2,Do you know that the petition government on th...,1,know petition government reduction additional ...
3,KEPCO's petition against privatization of publ...,1,kepcos petition privatization public corporati...
4,I entered OO Elementary School in 2003 and tra...,1,entered oo elementary school transferred oo el...


#### Train, Test 분리

In [18]:
X_train, X_test, y_train, y_test = train_test_split(df['tokenized'], df['label'], stratify = df['label'], random_state = 42, test_size=0.1)
X_train.shape, X_test.shape, y_train.shape, y_test.shape

((485,), (54,), (485,), (54,))

#### 토크나이징 및 패딩작업 진행

In [19]:
def preprocess(df):
    
    # 전처리된 문장에서 토큰 생성
    tokenizer = Tokenizer(oov_token='<UNK>')
    tokenizer.fit_on_texts(df)
    tokens = tokenizer.texts_to_sequences(df)

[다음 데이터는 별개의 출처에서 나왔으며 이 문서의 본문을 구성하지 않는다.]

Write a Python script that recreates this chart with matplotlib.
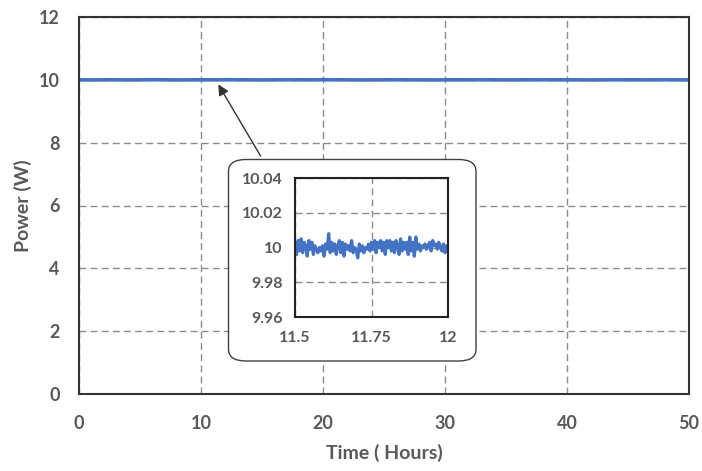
import numpy as np
import matplotlib
matplotlib.use("Agg")
import matplotlib.pyplot as plt
from matplotlib.patches import FancyBboxPatch

plt.rcParams['font.family'] = ['Lato', 'DejaVu Sans']

# main trace, one reading per hour
hours = list(range(0, 51))
power = [10.000, 9.996, 10.000, 10.002, 9.997, 10.000, 10.004, 10.001, 9.997, 10.000,
         10.001, 10.000, 10.004, 10.001, 10.000, 9.997, 10.000, 10.003, 10.001, 10.000,
         10.004, 10.002, 10.000, 9.997, 9.999, 10.000, 10.003, 10.000, 10.000, 9.997,
         10.000, 10.001, 10.000, 10.003, 10.000, 9.998, 10.000, 10.001, 10.003, 10.000,
         10.001, 10.000, 9.997, 10.000, 10.003, 10.001, 10.000, 10.000, 10.003, 10.000,
         9.998]

# zoomed window 11.5 - 12 h
zoom_power = [10.000, 9.996, 10.004, 9.998, 10.005, 9.997, 10.003, 10.001, 9.995, 10.004,
              9.999, 10.003, 9.996, 10.001, 9.999, 9.997, 10.000, 9.998, 10.001, 9.995,
              10.002, 9.999, 10.008, 9.997, 10.003, 9.998, 10.002, 9.996, 10.001, 10.004,
              9.997, 10.003, 9.995, 10.002, 9.999, 10.001, 9.998, 10.004, 9.997, 10.000,
              9.999, 9.994, 10.002, 9.998, 10.001, 9.997, 10.000, 9.999, 10.002, 9.998,
              10.003, 9.999, 10.004, 9.997, 10.003, 10.000, 10.004, 9.998, 10.003, 9.996,
              10.004, 10.000, 10.004, 9.998, 10.003, 9.997, 10.004, 10.001, 9.996, 10.005,
              9.998, 10.003, 9.999, 10.003, 9.996, 10.006, 9.998, 10.003, 9.995, 10.006,
              9.999, 10.002, 9.998, 10.001, 10.000, 10.002, 9.999, 10.001, 10.003, 9.998,
              10.004, 10.001, 10.002, 9.999, 10.003, 10.000, 9.998, 10.002, 9.997, 10.001,
              9.998]
zoom_time = np.linspace(11.5, 12.0, len(zoom_power))

blue = '#4472C4'
txt = '#595959'
grid_kw = dict(color='#8c8c8c', linestyle=(0, (5, 3)), linewidth=1.0)

fig = plt.figure(figsize=(7.02, 4.71), dpi=100)
ax = fig.add_axes([79/702, 1-394/471, 610/702, 377/471])
ax.plot(hours, power, color=blue, lw=2.6)
ax.set_xlim(0, 50)
ax.set_ylim(0, 12)
ax.set_xticks([0, 10, 20, 30, 40, 50])
ax.set_yticks([0, 2, 4, 6, 8, 10, 12])
ax.grid(True, **grid_kw)
ax.set_axisbelow(True)
ax.tick_params(length=0, labelsize=13, labelcolor=txt)
ax.tick_params(axis='x', pad=15)
ax.tick_params(axis='y', pad=14)
for lab in ax.get_xticklabels() + ax.get_yticklabels():
    lab.set_fontweight('bold')
for s in ax.spines.values():
    s.set_color('#333333')
    s.set_linewidth(1.5)
ax.set_xlabel('Time ( Hours)', fontsize=14, fontweight='bold', color=txt, labelpad=9)
ax.set_ylabel('Power (W)', fontsize=14, fontweight='bold', color=txt, labelpad=5)

# rounded box behind the inset
box = FancyBboxPatch((228.5/702, 1-361/471), (476-228.5)/702, (361-159.5)/471,
                     boxstyle='round,pad=0,rounding_size=0.025',
                     transform=fig.transFigure, facecolor='white',
                     edgecolor='#404040', linewidth=1.0, zorder=3)
fig.patches.append(box)

ax.annotate('', xy=(11.3, 9.93), xytext=(15.0, 7.5),
            arrowprops=dict(arrowstyle='-|>', color='#333333', lw=1.0,
                            mutation_scale=16), zorder=4)

ins = fig.add_axes([295/702, 1-317/471, 153/702, 139/471], zorder=5)
ins.plot(zoom_time, zoom_power, color=blue, lw=2.3)
ins.set_xlim(11.5, 12)
ins.set_ylim(9.96, 10.04)
ins.set_xticks([11.5, 11.75, 12])
ins.set_xticklabels(['11.5', '11.75', '12'])
ins.set_yticks([9.96, 9.98, 10.0, 10.02, 10.04])
ins.set_yticklabels(['9.96', '9.98', '10', '10.02', '10.04'])
ins.grid(True, **grid_kw)
ins.set_axisbelow(True)
ins.tick_params(length=0, labelsize=11.5, labelcolor=txt)
ins.tick_params(axis='x', pad=10)
ins.tick_params(axis='y', pad=9)
for lab in ins.get_xticklabels() + ins.get_yticklabels():
    lab.set_fontweight('bold')
for s in ins.spines.values():
    s.set_color('#222222')
    s.set_linewidth(1.5)

fig.savefig('out.png', dpi=100)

    df_wordcount = pd.DataFrame(list(tokenizer.word_counts.items()), columns=['word', 'count'])
    wc = df_wordcount[df_wordcount['count']<2].shape[0]
    vocab_size = len(tokenizer.word_index) - wc + 2
    print('단어 집합의 크기:', vocab_size)
    
    # 패딩
    max_seq_len = max([len(token_list) for token_list in tokens])
    padded_tokens = pad_sequences(tokens, maxlen=max_seq_len, padding='post')

    return padded_tokens

In [20]:
X_train = preprocess(X_train)
X_test = preprocess(X_test)

단어 집합의 크기: 6266
단어 집합의 크기: 1678


# Modeling

In [21]:
vocab_size, embedding_dim = 6270, 256
model = tf.keras.Sequential([
    Embedding(vocab_size, embedding_dim),
    LSTM(units=128),
    Dense(units=64, activation='relu'),
    Dense(units=32, activation='relu'),
    Dense(units=1, activation='sigmoid')
])

model.summary()

Model: "sequential_1"
_________________________________________________________________
 Layer (type)                Output Shape              Param #   
 embedding_1 (Embedding)     (None, None, 256)         1605120   
                                                                 
 lstm_1 (LSTM)               (None, 128)               197120    
                                                                 
 dense_3 (Dense)             (None, 64)                8256      
                                                                 
 dense_4 (Dense)             (None, 32)                2080      
                                                                 
 dense_5 (Dense)             (None, 1)                 33        
                                                                 
Total params: 1,812,609
Trainable params: 1,812,609
Non-trainable params: 0
_________________________________________________________________


In [22]:
earlystopping = EarlyStopping(monitor="val_loss", patience = 5)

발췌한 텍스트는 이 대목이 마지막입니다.